Dan Sarto: You say you tried not to think about the pressure. But as the film’s director, people are looking to you for all sorts of things. How did you handle the fact that “I’m the go to person – all paths lead through me?”
Dan Scanlon: Again, I think focusing on the story at least made me feel like …
Dan Sarto: You were comfortable there…
Dan Scanlon: Yeah I’m comfortable there. If there’s only one place to be comfortable that’s where you want to be comfortable. Everything else can be answered by the story. You don’t have to know everything about lighting, you don’t have to know everything about character design or even animation. As long as you understand the story you can always look to a much smarter person in the room who is your lead and say, “I just need this moment to convey empathy or sadness or be funny or whatever.
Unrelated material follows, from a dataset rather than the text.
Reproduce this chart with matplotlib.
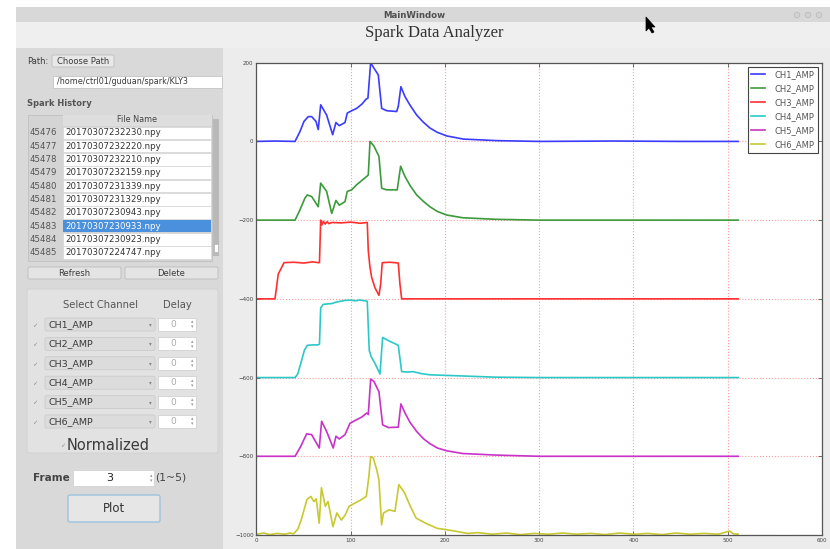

This character needs to go from trusting this character to not trusting this character. Help me get there using what you know.” You do that in every department. I remember saying to my wife once, “Boy, sometimes it feels like I’m just telling different people the same thing over and over again.” But that’s exactly what I should be doing. If I’m doing something other than that then I’m doing it wrong. The thing you tell the actor about that scene should be the same thing you tell the animator and the lighter.